Amnesty International est bien conscient du fait qu'il s'agit d'une négociation internationale entre 193 États aussi différents que le Zimbabwe, la Syrie, la France, les États-Unis, la Corée du Nord, le Venezuela et l'Argentine. Le projet actuel de traité est le fruit de compromis que nous ne remettons pas en cause. Mais nous espérons convaincre la France et plusieurs autres pays, en particulier les membres permanents du Conseil de sécurité, d'aller de l'avant et de tenter d'améliorer le texte.

Amnesty International souhaiterait que la transparence y soit renforcée, notamment en faisant en sorte que les rapports publics sur les transferts d'armes soient réellement diffusés à l'ensemble de la société civile et aux parlements nationaux.

Aux termes de l'article 5.2, les accords de coopération en matière de défense ne seraient pas soumis au traité. Cela pose un véritable problème : cet article remet manifestement en cause les buts et objectifs du traité. Amnesty International souhaite donc sa suppression. En effet, comment un traité sur les transferts d'armes peut-il inclure un article soustrayant aux dispositions du texte tous les transferts d'armes effectués au titre d'accords de coopération en matière de défense ? C'est inimaginable. La Syrie reçoit aujourd'hui des armes au titre d'accords de coopération et de contrats avec la Russie.

Nul n'ignore que la France fait partie des pays qui soutiennent le traité.
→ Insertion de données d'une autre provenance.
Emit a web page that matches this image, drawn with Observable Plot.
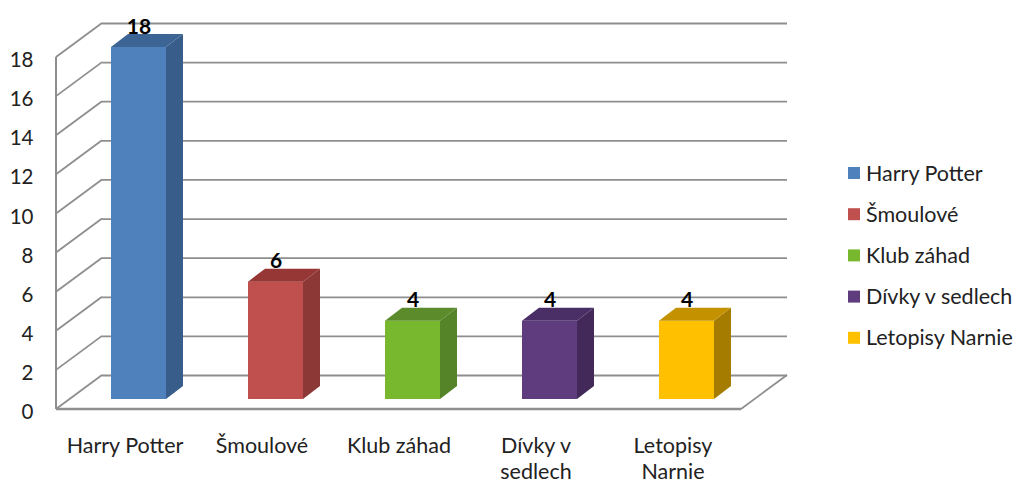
<!DOCTYPE html>
<html>
<head>
<meta charset="utf-8">
<script src="https://cdn.jsdelivr.net/npm/d3@7"></script>
<script src="https://cdn.jsdelivr.net/npm/@observablehq/plot@0.6"></script>
<style>
  html, body { margin: 0; padding: 0; background: #fff; }
  #chart svg { display: block; }
</style>
</head>
<body>
<div id="chart"></div>
<script>
// ---- data ----
const categories = ["Harry Potter", "Šmoulové", "Klub záhad", "Dívky v sedlech", "Letopisy Narnie"];
const values = [18, 6, 4, 4, 4];
const yTicks = [0, 2, 4, 6, 8, 10, 12, 14, 16, 18];
const xTickLabels = ["Harry Potter", "Šmoulové", "Klub záhad", "Dívky v\nsedlech", "Letopisy\nNarnie"];

// ---- styles ----
const frontColors = ["#4F81BD", "#C0504D", "#77B82F", "#5E3C7E", "#FFC000"];
const sideColors  = ["#385D8A", "#8C3836", "#558328", "#42295A", "#A67C00"];
const topColors   = ["#3C6596", "#963735", "#5C8B2C", "#4A2E66", "#C49200"];

const data = categories.map((c, i) => ({cat: c, value: values[i], i}));

const FONT = "Lato, 'Open Sans', sans-serif";
const GRID = "#8E8E8E";
// oblique depth offsets (pixels)
const WALL_DX = 46, WALL_DY = -34;
const BAR_DX = 14, BAR_DY = -10;
const BAR_DEPTH_X = 17, BAR_DEPTH_Y = -13;
const BAR_INSET = 41;

function walls(index, scales, values, dims) {
  const x = scales.x, y = scales.y;
  const g = d3.create("svg:g");
  const x0 = dims.marginLeft, x1 = dims.width - dims.marginRight;
  for (const t of yTicks) {
    g.append("line")
      .attr("x1", x0).attr("y1", y(t))
      .attr("x2", x0 + WALL_DX).attr("y2", y(t) + WALL_DY)
      .attr("stroke", GRID).attr("stroke-width", 1.8);
  }
  g.append("line")
    .attr("x1", x0).attr("y1", y(yTicks[0]))
    .attr("x2", x0).attr("y2", y(yTicks[yTicks.length - 1]))
    .attr("stroke", GRID).attr("stroke-width", 2);
  g.append("line")
    .attr("x1", x0).attr("y1", y(0)).attr("x2", x1).attr("y2", y(0))
    .attr("stroke", GRID).attr("stroke-width", 2.4);
  g.append("line")
    .attr("x1", x1).attr("y1", y(0)).attr("x2", x1 + WALL_DX).attr("y2", y(0) + WALL_DY)
    .attr("stroke", GRID).attr("stroke-width", 1.8);
  return g.node();
}

function barSides(index, scales, values, dims) {
  const x = scales.x, y = scales.y;
  const bw = x.bandwidth();
  const g = d3.create("svg:g");
  for (const d of data) {
    const xl = x(d.cat) + BAR_INSET + BAR_DX;
    const xr = x(d.cat) + bw - BAR_INSET + BAR_DX;
    const yt = y(d.value) + BAR_DY;
    const yb = y(0) + BAR_DY;
    g.append("polygon")
      .attr("points", [[xr, yb], [xr, yt], [xr + BAR_DEPTH_X, yt + BAR_DEPTH_Y], [xr + BAR_DEPTH_X, yb + BAR_DEPTH_Y]].join(" "))
      .attr("fill", sideColors[d.i]);
    g.append("polygon")
      .attr("points", [[xl, yt], [xr, yt], [xr + BAR_DEPTH_X, yt + BAR_DEPTH_Y], [xl + BAR_DEPTH_X, yt + BAR_DEPTH_Y]].join(" "))
      .attr("fill", topColors[d.i]);
  }
  return g.node();
}

function legend(index, scales, values, dims) {
  const g = d3.create("svg:g").attr("font-family", FONT).attr("font-size", 21.5).attr("text-anchor", "start");
  const lx = 848, ly = 173, step = 41.2;
  categories.forEach((c, i) => {
    g.append("rect").attr("x", lx).attr("y", ly + i * step - 6).attr("width", 12).attr("height", 12)
      .attr("fill", frontColors[i]);
    g.append("text").attr("x", lx + 18).attr("y", ly + i * step).attr("dy", "0.35em")
      .attr("text-anchor", "start").attr("fill", "#222").text(c);
  });
  return g.node();
}

const chart = Plot.plot({
  width: 1017,
  height: 483,
  marginLeft: 56,
  marginRight: 276,
  marginTop: 57,
  marginBottom: 74,
  style: {fontFamily: FONT, fontSize: "21.5px", color: "#222", background: "#fff"},
  x: {domain: categories, padding: 0},
  y: {domain: [0, 18]},
  marks: [
    Plot.ruleY(yTicks, {y: d => d, stroke: GRID, strokeWidth: 1.8, dx: WALL_DX, dy: WALL_DY, strokeOpacity: 1}),
    walls,
    Plot.axisY(yTicks, {tickSize: 0, tickPadding: 23, dy: 3, fontSize: 20.5, label: null, fill: "#222"}),
    Plot.axisX({tickSize: 0, tickPadding: 24, label: null, fontSize: 21.5, lineHeight: 1.25,
      tickFormat: (d) => xTickLabels[categories.indexOf(d)], fill: "#222"}),
    Plot.barY(data, {x: "cat", y: "value", fill: d => frontColors[d.i],
      insetLeft: BAR_INSET, insetRight: BAR_INSET, dx: BAR_DX, dy: BAR_DY}),
    barSides,
    Plot.text(data, {x: "cat", y: "value", text: d => String(d.value), dx: BAR_DX,
      dy: BAR_DY + BAR_DEPTH_Y - 1, lineAnchor: "bottom", fontWeight: "bold", fontSize: 21, fill: "#000"}),
    legend
  ]
});
document.getElementById("chart").appendChild(chart);
</script>
</body>
</html>
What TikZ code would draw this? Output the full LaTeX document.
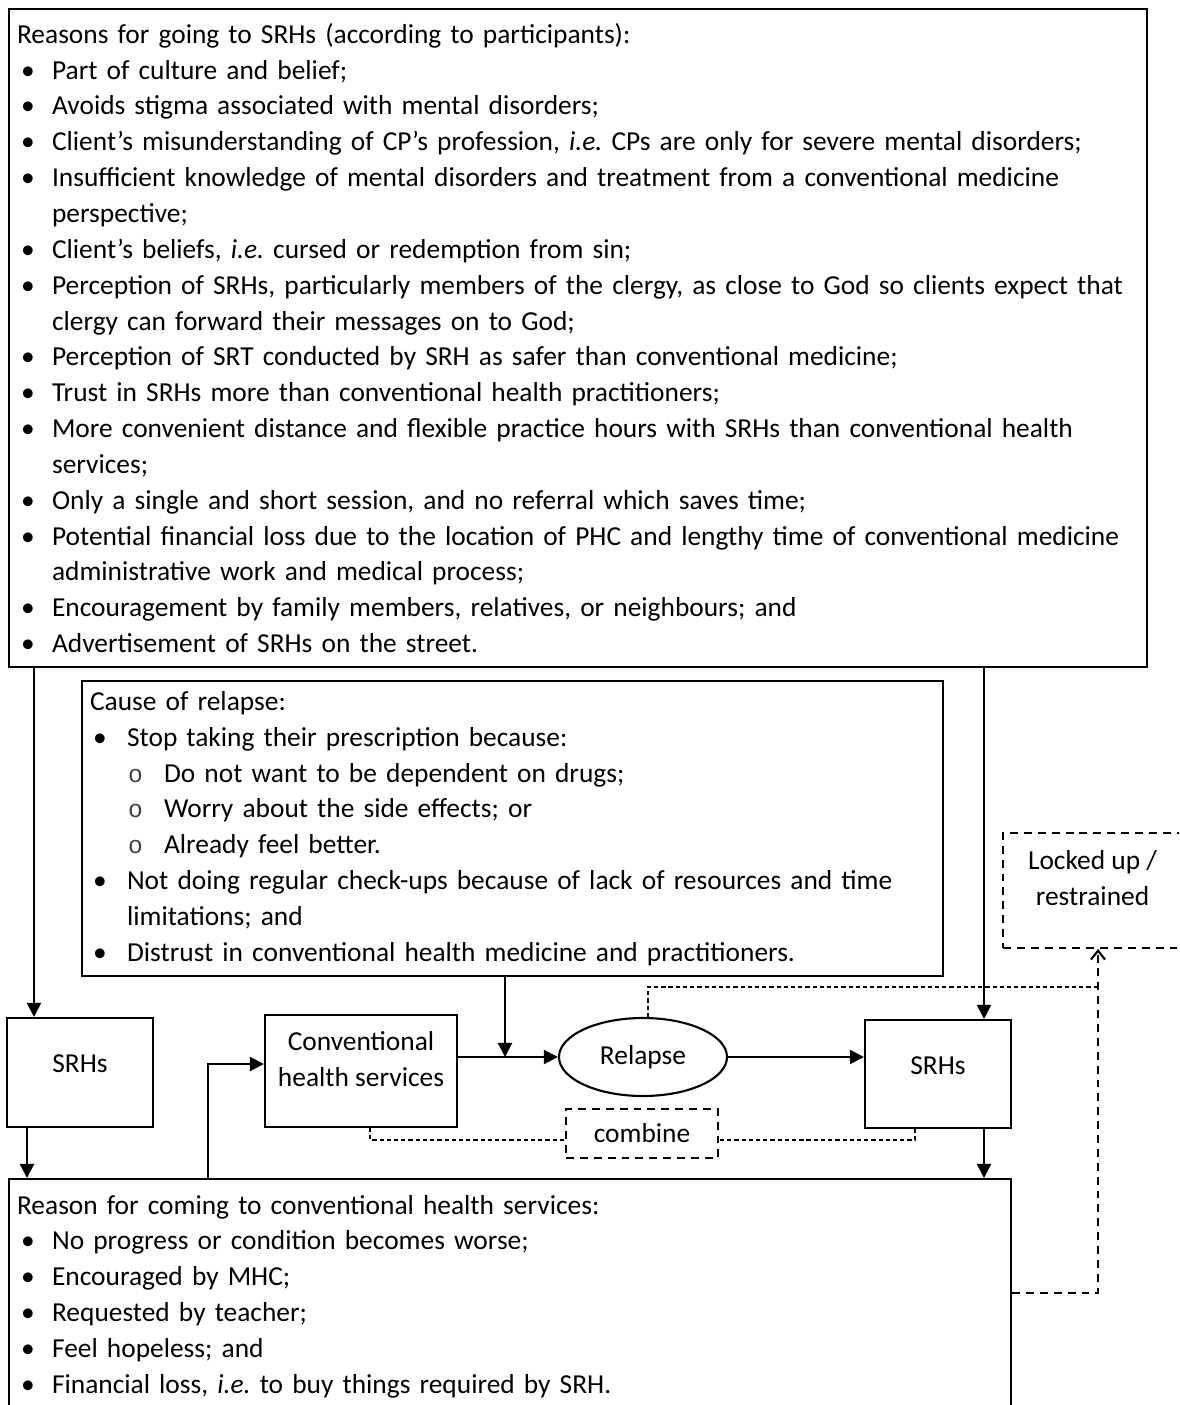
\documentclass[tikz,border=0pt]{standalone}
\usepackage{fontspec}
\setmainfont{Carlito}
\newfontfamily\monofont{Liberation Mono}
\usepackage{tikz}
\usetikzlibrary{shapes.geometric,arrows.meta,positioning,calc}

\newdimen\px \px=0.02cm
\newcommand{\bitem}[1]{\par\noindent\hangindent=35\px\hangafter=1\makebox[35\px][l]{\hspace{4\px}\textbullet}#1}
\newcommand{\citem}[1]{\par\noindent\hangindent=37\px\hangafter=1\makebox[37\px][l]{\hspace{3\px}\textbullet}#1}
\newcommand{\sitem}[1]{\par\noindent\hspace*{37\px}\makebox[37\px][l]{\hspace{1\px}{\monofont\fontsize{14pt}{14pt}\selectfont\color{black!75}o}}#1}

\begin{document}
\frenchspacing
\begin{tikzpicture}[
    x=0.02cm, y=-0.02cm,
    every node/.style={font=\fontsize{15.6pt}{20.4pt}\selectfont},
    listbox/.style={rectangle, draw=black, line width=1.2pt, anchor=north west, align=left, inner xsep=8\px, inner ysep=0pt},
    block/.style={rectangle, draw=black, line width=1.2pt, align=center, inner sep=0pt},
    dashbox/.style={block, dash pattern=on 4.5pt off 3.4pt},
    oval/.style={ellipse, draw=black, line width=1.2pt, inner sep=0pt},
    arrow/.style={line width=1.2pt, -{Triangle[length=8pt,width=8pt]}},
    link/.style={line width=0.6pt, dash pattern=on 2.4pt off 1.7pt},
    uplink/.style={line width=1.2pt, dash pattern=on 4.5pt off 3.4pt, -{Straight Barb[length=5pt,width=8pt]}}
]
    \useasboundingbox (0,0) rectangle (1179,1405);
    \clip (0,0) rectangle (1179,1405);

    % Nodes
    \node[listbox, text width=1122\px, minimum height=658\px] (reasons) at (8,8) {Reasons for going to SRHs (according to participants):
        \bitem{Part of culture and belief;}
        \bitem{Avoids stigma associated with mental disorders;}
        \bitem{Client’s misunderstanding of CP’s profession, \textit{i.e.} CPs are only for severe mental disorders;}
        \bitem{Insufficient knowledge of mental disorders and treatment from a conventional medicine\newline perspective;}
        \bitem{Client’s beliefs, \textit{i.e.} cursed or redemption from sin;}
        \bitem{Perception of SRHs, particularly members of the clergy, as close to God so clients expect that\newline clergy can forward their messages on to God;}
        \bitem{Perception of SRT conducted by SRH as safer than conventional medicine;}
        \bitem{Trust in SRHs more than conventional health practitioners;}
        \bitem{More convenient distance and flexible practice hours with SRHs than conventional health\newline services;}
        \bitem{Only a single and short session, and no referral which saves time;}
        \bitem{Potential financial loss due to the location of PHC and lengthy time of conventional medicine\newline administrative work and medical process;}
        \bitem{Encouragement by family members, relatives, or neighbours; and}
        \bitem{Advertisement of SRHs on the street.}};
    \node[listbox, text width=845\px, minimum height=295\px] (cause) at (81,680) {Cause of relapse:
        \citem{Stop taking their prescription because:}
        \sitem{Do not want to be dependent on drugs;}
        \sitem{Worry about the side effects; or}
        \sitem{Already feel better.}
        \citem{Not doing regular check-ups because of lack of resources and time\newline limitations; and}
        \citem{Distrust in conventional health medicine and practitioners.}};
    \node[block, minimum width=146\px, minimum height=109\px, text height=8pt, text depth=8pt] (srhsA) at (80,1072.5) {SRHs};
    \node[block, minimum width=192\px, minimum height=112\px, text height=56\px, text depth=26\px] (conv) at (361,1071) {Conventional\\health services};
    \node[oval, minimum width=168\px, minimum height=78\px] (relapse) at (643,1057) {Relapse};
    \node[block, minimum width=146\px, minimum height=108\px, text height=8pt, text depth=8pt] (srhsB) at (938,1074) {SRHs};
    \node[dashbox, minimum width=152\px, minimum height=49\px] (combine) at (642,1133.5) {combine};
    \node[dashbox, minimum width=179\px, minimum height=115\px, text height=56\px, text depth=27\px] (locked) at (1092.5,890.5) {Locked up /\\restrained};
    \node[listbox, text width=986\px, minimum height=235\px] (needs) at (8,1178) {Reason for coming to conventional health services:
        \bitem{No progress or condition becomes worse;}
        \bitem{Encouraged by MHC;}
        \bitem{Requested by teacher;}
        \bitem{Feel hopeless; and}
        \bitem{Financial loss, \textit{i.e.} to buy things required by SRH.}};

    % Arrows
    \draw[arrow] (reasons.south -| 34,0) -- (srhsA.north -| 34,0);
    \draw[arrow] (reasons.south -| 984,0) -- (srhsB.north -| 984,0);
    \draw[arrow] (srhsA.south -| 27,0) -- (needs.north -| 27,0);
    \draw[arrow] (srhsB.south -| 984,0) -- (needs.north -| 984,0);
    \draw[arrow] (needs.north -| 208,0) |- (conv.west |- 0,1064);
    \draw[arrow] (conv.east |- relapse.west) -- (relapse.west);
    \draw[arrow] (cause.south -| 505,0) -- (relapse.west -| 505,0);
    \draw[arrow] (relapse.east) -- (relapse.east -| srhsB.west);

    % Links
    \coordinate (merge) at (1098,987);
    \draw[link] (conv.south -| 370,0) |- (combine.west |- 0,1140);
    \draw[link] (srhsB.south -| 915,0) |- (combine.east |- 0,1140);
    \draw[link] (relapse.north -| 648,0) |- (merge);
    \draw[uplink] (needs.east |- 0,1293) -| (locked.south -| 1098,0);

\end{tikzpicture}
\end{document}
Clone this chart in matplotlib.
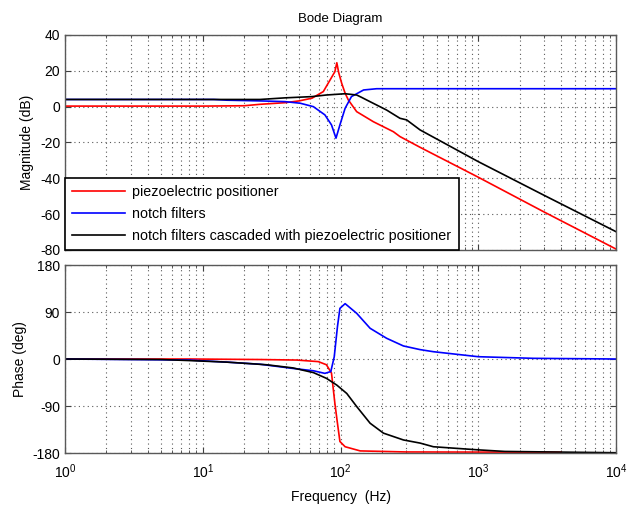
import matplotlib
matplotlib.use("Agg")
from matplotlib import pyplot as plt
from matplotlib.ticker import LogLocator, NullFormatter

plt.rcParams['font.family'] = ['Liberation Sans', 'DejaVu Sans']
plt.rcParams['axes.unicode_minus'] = False

# magnitude (dB)
f_red_mag = [1, 10, 20, 26, 39.5, 50, 62, 75, 84, 91, 94, 97, 102, 108, 114, 131, 173, 242, 270, 378, 1000, 2970, 10000]
mag_red = [0.3, 0.3, 0.5, 1.3, 2.2, 3.2, 4.7, 8.4, 14.9, 19.5, 24.5, 19.0, 13.0, 7.5, 3.7, -2.8, -8.4, -14.0, -16.7, -22.7, -39.4, -58.6, -79.5]

f_blue_mag = [1, 12, 15, 26, 39.5, 51, 63.5, 77, 86, 92.7, 99, 108, 120, 147, 183, 10000]
mag_blue = [4.0, 4.0, 3.6, 3.2, 2.8, 1.9, 0.0, -4.6, -10.2, -17.6, -10.2, -0.9, 5.6, 9.3, 10.0, 10.0]

f_black_mag = [1, 26, 39.5, 62, 79, 108, 131, 142, 155, 216, 270, 302, 378, 1000, 2970, 10000]
mag_black = [4.0, 4.0, 4.9, 5.6, 6.5, 7.2, 6.5, 5.2, 3.7, -1.9, -6.5, -7.4, -13.0, -30.7, -49.3, -69.8]

# phase (deg)
f_red_ph = [1, 8, 26, 48, 69, 79, 86, 91, 95, 99, 108, 139, 300, 4000]
ph_red = [0, 0, -1, -2, -5, -11, -27, -85, -123, -158, -168, -176, -178, -178.5]

f_blue_ph = [1, 8, 15, 26, 45, 63.5, 77, 85, 90, 95, 99, 108, 131, 164, 216, 286, 378, 472, 1000, 2510, 10000]
ph_blue = [0, -2, -6, -10, -18, -22.5, -27.5, -24, 4, 62, 97, 106, 87.5, 58.8, 39.7, 25, 18, 14, 4.4, 1.3, 0]

f_black_ph = [1, 5, 8, 15, 29, 45, 63.5, 79, 94, 111, 131, 164, 205, 286, 378, 472, 1000, 1560, 10000]
ph_black = [0, -1, -3, -6, -11, -17, -26, -37, -50, -66, -91, -123, -142, -155, -161, -168, -174, -177, -179.5]

labels = ['piezoelectric positioner', 'notch filters',
          'notch filters cascaded with piezoelectric positioner']

fig = plt.figure(figsize=(6.27, 5.07), dpi=100)
ax1 = fig.add_axes([0.1037, 0.507, 0.8788, 0.424])
ax2 = fig.add_axes([0.1037, 0.1065, 0.8788, 0.3708])

lw = 1.2
ax1.semilogx(f_red_mag, mag_red, color='#ff0000', lw=lw, label=labels[0])
ax1.semilogx(f_blue_mag, mag_blue, color='#0000ff', lw=lw, label=labels[1])
ax1.semilogx(f_black_mag, mag_black, color='black', lw=lw, label=labels[2])

ax2.semilogx(f_red_ph, ph_red, color='#ff0000', lw=lw)
ax2.semilogx(f_blue_ph, ph_blue, color='#0000ff', lw=lw)
ax2.semilogx(f_black_ph, ph_black, color='black', lw=lw)

ax1.set_ylim(-80, 40)
ax1.set_yticks([-80, -60, -40, -20, 0, 20, 40])
ax2.set_ylim(-180, 180)
ax2.set_yticks([-180, -90, 0, 90, 180])

for ax in (ax1, ax2):
    ax.set_xlim(1, 1e4)
    ax.xaxis.set_major_locator(LogLocator(base=10, numticks=10))
    ax.xaxis.set_minor_locator(LogLocator(base=10, subs=range(2, 10), numticks=50))
    ax.xaxis.set_minor_formatter(NullFormatter())
    ax.grid(True, which='major', linestyle=(0, (1, 3)), color='0.35', lw=0.8)
    ax.grid(True, which='minor', axis='x', linestyle=(0, (1, 3)), color='0.35', lw=0.8)
    ax.tick_params(which='both', direction='in', top=True, right=True, labelsize=10, colors='0.25', labelcolor='black')
    ax.tick_params(which='major', length=4)
    ax.tick_params(which='minor', length=2)
    for s in ax.spines.values():
        s.set_color('0.35')
        s.set_linewidth(1.0)

ax1.tick_params(labelbottom=False)
ax2.tick_params(axis='x', pad=7)
ax1.set_title('Bode Diagram', fontsize=9.5, pad=9)
ax1.set_ylabel('Magnitude (dB)', fontsize=10)
ax2.set_ylabel('Phase (deg)', fontsize=10)
ax2.set_xlabel('Frequency  (Hz)', fontsize=10, labelpad=6)

leg = ax1.legend(loc='lower left', borderaxespad=0, fontsize=10.3, fancybox=False,
                 framealpha=1, edgecolor='black', handlelength=3.7,
                 handletextpad=0.5, labelspacing=0.55, borderpad=0.5)
leg.get_frame().set_linewidth(1.2)

fig.savefig('out.png', dpi=100)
Ses représentants – les ministères, M. l'ambassadeur – ont souvent repris les positions d'Amnesty International, qu'ils connaissent très bien. Nous en discutons et nous étudions ce qui est possible compte tenu des lignes rouges de la France. Amnesty International n'est pas là pour casser la négociation, mais pour encourager l'adoption du meilleur traité possible, parce que nous nous préoccupons du sort des populations civiles sur le terrain. Au cours de mon intervention, plusieurs personnes auront perdu la vie à cause du problème dont nous discutons : on considère qu'il en fait mourir une par minute. Au-delà des intérêts des États, il nous faut nous soucier de ceux des populations civiles, qui, on l'a vu en Syrie et au Mali, paient aujourd'hui le prix fort.